The March 2008 issue of Money has an article by Stephen Gandel about how to recession-proof your life. “We may or may not be entering an official recession,” he writes, “but either way 2008 has gotten off to a scarier start than most anyone predicted.”
To lower your anxiety level Gandel recommends that you first learn the facts. Educate yourself about past recessions. Try to avoid the media hype — it will cloud your perspective.
Next, shore up your balance sheet. When times are tough, it’s even more important to cut spending, trim debt, and bolster your emergency fund. During a recession, you want to be especially prepared for unexpected financial setbacks.

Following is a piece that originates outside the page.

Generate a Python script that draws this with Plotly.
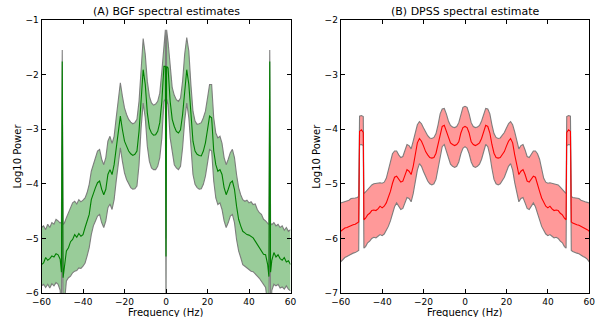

Gandel also suggests that it’s time to shore up your portfolio. If you’re really scared, consider putting more money in bonds. Otherwise, just keep a balanced portfolio with some overseas investment. (I haven’t covered any of these topics yet at Get Rich Slowly — someday, someday.)
Finally, work harder and smarter. “The best way to blunt a recession’s impact on your family is to keep your job,” writes Gandel. To the extent that you can, make yourself valuable at the office. If you’ve been telecommuting, consider spending more time actually in the office. You want your boss to view you as an important part of her team.
Basically, Gandel is saying that tough financial times require getting “back to the basics”. When the economy is good — especially your personal economy — it’s easier to slip into bad habits because there’s a greater margin for error. But when times get tough, it’s especially important to practice smart personal finance.